Instagram info-posts lack credibility for serious issues

Photo courtesy of Harlen Cruz.

You remember the black square Instagram flood of 2020, and the following backlash which brought to common use the term “performative activism.” When someone performs activism, they do something with no real impact and claim to be part of a movement, just as so many did with Black Lives Matter.

Now, if you don’t share the Instagram story sticker about it, some people you follow will effectively decide you don’t care about the war in Ukraine. This decision will pay no mind to the fact that they can’t remember the details of the Israel-Palestine conflict they vehemently made the same statements about last year, just that if you’re not sharing, you’re not caring.

But silence on Instagram is not the worst thing you can do, contrary to what the carousel posts will tell you. The worst thing you can do is assume ten slides in popular fonts and color schemes could possibly inform you accurately on a decades long imperialist conflict.

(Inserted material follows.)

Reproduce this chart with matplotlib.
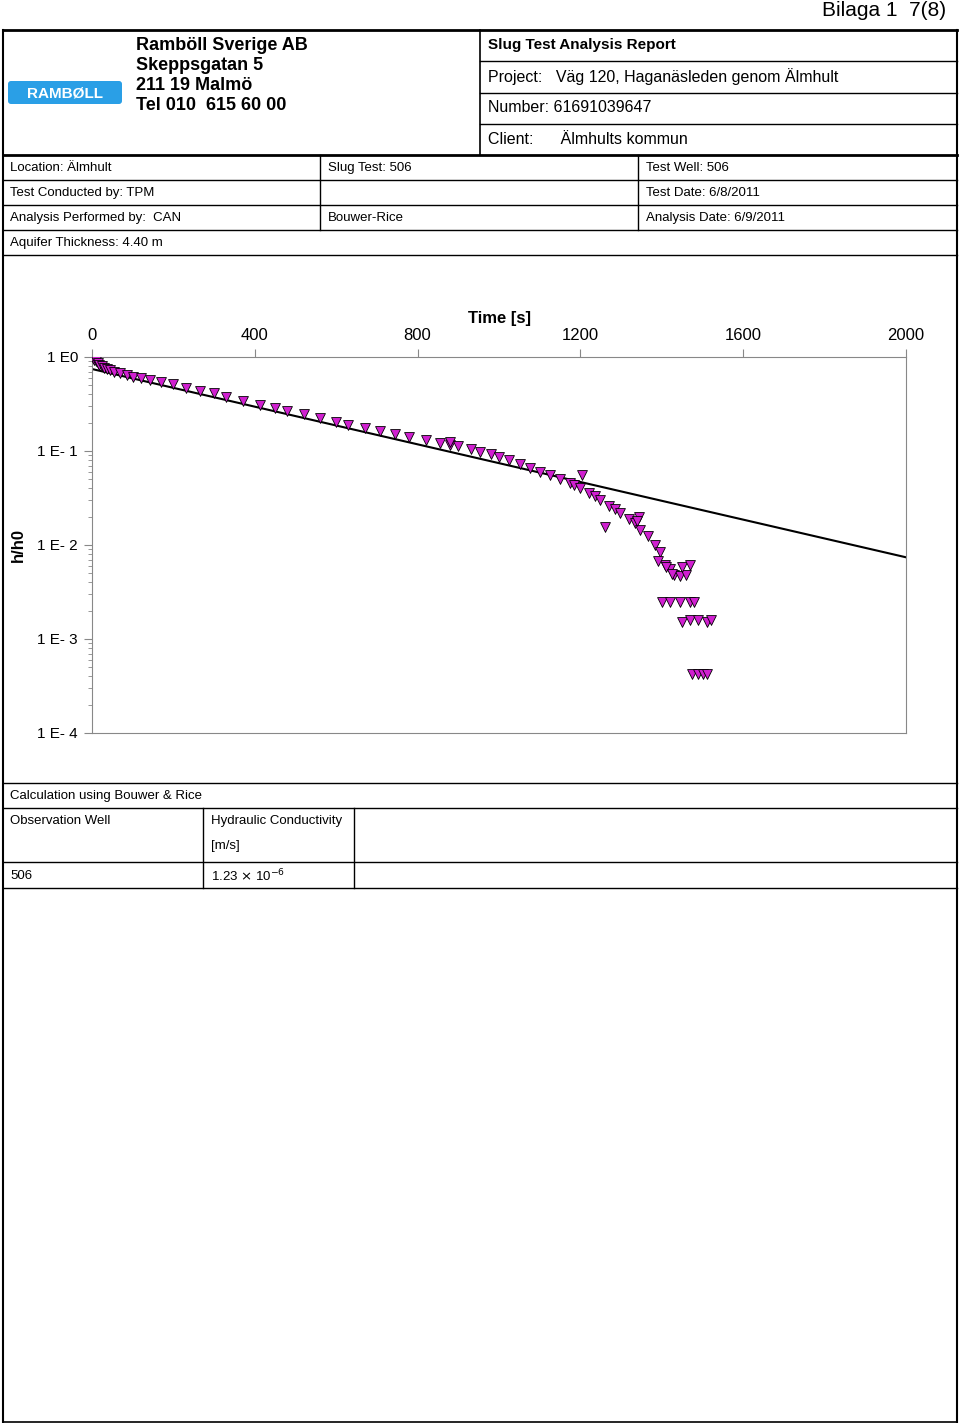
import matplotlib
matplotlib.use("Agg")
import matplotlib.pyplot as plt
from matplotlib.patches import FancyBboxPatch
from matplotlib.ticker import LogLocator, NullFormatter

plt.rcParams['font.family'] = ['Liberation Sans', 'DejaVu Sans']

# data (time in s, h/h0)
time_s = [2, 6, 10, 14, 18, 24, 30, 38, 45, 55, 69, 85, 100, 120, 143, 170, 200, 230, 265, 300, 330, 370,
          413, 450, 480, 520, 560, 600, 630, 670, 708, 745, 780, 820, 855, 880, 900, 930, 953, 980,
          1000, 1025, 1052, 1075, 1100, 1125, 1150, 1175, 1185, 1199, 1220, 1235, 1248, 1270, 1285, 1297,
          1320, 1335, 1346, 1365, 1383,
          1395, 1408, 1420, 1430, 1445, 1460, 1390, 1410, 1425, 1450, 1470,
          1400, 1420, 1445, 1470, 1480, 1450, 1470, 1490, 1510, 1520,
          1475, 1490, 1500, 1510, 1205, 1345, 1260, 1340, 880]
h_ratio = [0.97, 0.93, 0.90, 0.86, 0.83, 0.80, 0.77, 0.74, 0.72, 0.70, 0.68, 0.65, 0.62, 0.60, 0.57, 0.54,
           0.51, 0.47, 0.44, 0.41, 0.38, 0.34, 0.31, 0.285, 0.265, 0.245, 0.225, 0.205, 0.19, 0.175, 0.163,
           0.15, 0.14, 0.13, 0.122, 0.116, 0.112, 0.105, 0.098, 0.092, 0.087, 0.080, 0.072, 0.066, 0.060,
           0.055, 0.050, 0.046, 0.043, 0.040, 0.036, 0.033, 0.030, 0.026, 0.024, 0.022,
           0.019, 0.017, 0.0145, 0.0125, 0.010, 0.0085, 0.0062, 0.0055, 0.0048, 0.0047, 0.0048, 0.0068,
           0.0058, 0.0049, 0.0058, 0.0062, 0.0025, 0.0025, 0.0025, 0.0025, 0.0025, 0.0015, 0.0016, 0.0016,
           0.0015, 0.0016, 0.00042, 0.00042, 0.00042, 0.00042, 0.055, 0.020, 0.0155, 0.018, 0.125]
fit_t = [0, 2000]
fit_h = [0.745, 0.0074]

xticks = [0, 400, 800, 1200, 1600, 2000]
yticks = [1e0, 1e-1, 1e-2, 1e-3, 1e-4]
ylabels = ['1 E0', '1 E- 1', '1 E- 2', '1 E- 3', '1 E- 4']

W, H = 960, 1423
fig = plt.figure(figsize=(9.6, 14.23), dpi=100)
bg = fig.add_axes([0, 0, 1, 1])
bg.set_xlim(0, W); bg.set_ylim(H, 0); bg.axis('off')

def hl(y, x0=3, x1=957, lw=1.0):
    bg.plot([x0, x1], [y, y], color='black', lw=lw)
def vl(x, y0, y1, lw=1.0):
    bg.plot([x, x], [y0, y1], color='black', lw=lw)
def tx(x, y, s, size=9.5, **kw):
    bg.text(x, y, s, fontsize=size, va='center', ha='left', **kw)

hl(30, lw=2); hl(1422, lw=1.2); vl(3, 30, 1422, lw=1.5); vl(957, 30, 1422, lw=1.5)
hl(155, lw=2)
vl(480, 30, 155, lw=1.2)
for y in (61, 93, 124):
    hl(y, 480, 957)
for y in (180, 205, 230, 255):
    hl(y)
vl(320, 155, 230); vl(638, 155, 230)
for y in (783, 808, 862, 888):
    hl(y)
vl(203, 808, 888); vl(354, 808, 888)

tx(822, 11, 'Bilaga 1  7(8)', size=15)
bg.add_patch(FancyBboxPatch((8, 81), 114, 23, boxstyle='round,pad=0,rounding_size=3',
                            fc='#2a9fe6', ec='none'))
bg.text(65, 93, 'RAMBØLL', fontsize=11, color='white', weight='bold', ha='center', va='center')
for i, s in enumerate(['Ramböll Sverige AB', 'Skeppsgatan 5', '211 19 Malmö', 'Tel 010  615 60 00']):
    tx(136, 45 + i * 20, s, size=13, weight='bold')
tx(488, 45, 'Slug Test Analysis Report', size=11, weight='bold')
tx(488, 77, 'Project:   Väg 120, Haganäsleden genom Älmhult', size=11.5)
tx(488, 108, 'Number: 61691039647', size=11.5)
tx(488, 139, 'Client:      Älmhults kommun', size=11.5)
tx(10, 168, 'Location: Älmhult'); tx(328, 168, 'Slug Test: 506'); tx(646, 168, 'Test Well: 506')
tx(10, 193, 'Test Conducted by: TPM'); tx(646, 193, 'Test Date: 6/8/2011')
tx(10, 218, 'Analysis Performed by:  CAN'); tx(328, 218, 'Bouwer-Rice'); tx(646, 218, 'Analysis Date: 6/9/2011')
tx(10, 243, 'Aquifer Thickness: 4.40 m')
tx(10, 796, 'Calculation using Bouwer & Rice')
tx(10, 821, 'Observation Well'); tx(211, 821, 'Hydraulic Conductivity'); tx(211, 846, '[m/s]')
tx(10, 876, '506'); tx(211, 876, r'1.23 $\times$ 10$^{-6}$')

x0, x1, y0, y1 = 92, 906, 357, 733
ax = fig.add_axes([x0 / W, 1 - y1 / H, (x1 - x0) / W, (y1 - y0) / H])
ax.set_yscale('log')
ax.set_xlim(0, 2000); ax.set_ylim(1e-4, 1)
ax.plot(fit_t, fit_h, color='black', lw=1.5, zorder=2)
ax.scatter(time_s, h_ratio, marker='v', s=50, c='#d020d0', edgecolors='black', linewidths=0.6, zorder=3)
ax.xaxis.tick_top(); ax.xaxis.set_label_position('top')
ax.set_xticks(xticks); ax.set_xticklabels([str(v) for v in xticks], fontsize=12)
ax.set_yticks(yticks); ax.set_yticklabels(ylabels, fontsize=11)
ax.yaxis.set_minor_locator(LogLocator(base=10, subs=range(2, 10)))
ax.yaxis.set_minor_formatter(NullFormatter())
ax.tick_params(axis='both', which='major', length=6, color='#888888', pad=4)
ax.tick_params(axis='y', which='minor', length=3, color='#888888')
for s in ax.spines.values():
    s.set_color('#888888'); s.set_linewidth(0.8)
ax.set_xlabel('Time [s]', fontsize=12, weight='bold', labelpad=4)
ax.set_ylabel('h/h0', fontsize=12, weight='bold', labelpad=8)

fig.savefig('out.png', dpi=100)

Accounts like @shityoushouldcareabout are amongst the main perpetrators of this awful trend. Right beside a quirky graphic reading “Russia’s invasion of Ukraine: Explained” you’ll find “Today’s mundane poll: is the romcom dead?” While creating easily digestible information packages is no sin, to assume only interacting with these posts qualifies as complete education or “caring” is just thoughtless.

The constantly updated feed of accounts like this both sensationalize and minimize political, social and world-scale issues by giving each of them equal square-shaped space. This week you will learn about Ukraine, but next week there will be something new to “care” about, and your feed will forget the thing you considered the moral difference between you and others last week. 

Going viral for a post about a war treats the actual war as a viral thing, but the issue is that the conflict will not end when the retweets do. Months ago you’ll recall seeing posts about the war in Yemen, or maybe you won’t, because the posts stopped being made. 

I’m not going to claim to be all-knowing about world conflicts, because I admit that the 24-hour news cycle overwhelms me too. But I know that making posts about it doesn’t add to my influence, or tell most of my followers anything they haven’t already seen that morning. 

That said, it’s easy to be fooled by the aesthetics of it all. We’ve been taught to have so much distrust in mainstream media that it makes sense to turn to other sources, but in the process we have placed trust in ones entirely less credible. 

If you want to begin to learn about Ukraine, and what you can do to give meaningful help to the people in danger, look to direct sources. Evaluate information critically — who is posting it, how did they get their information, is that information from a biased source? Look to educators right here at Ramapo. It’s not as quick or gratifying as your Instagram story, but it is infinitely more valuable.

Beyond that, you can find solace in knowing that it is, in fact, okay if you don’t understand what’s going on in every corner of the world. You can learn quietly and gather information to form an opinion slowly. No one is really checking the sticker to see who of their 500 followers didn’t repost it, anyway.

When the posts make you feel helpless, and the stories make you feel inconsiderate, look for ways to make change in your community. There are people who need help everywhere, and the biggest difference you can make is dedicating yourself to one action at a time.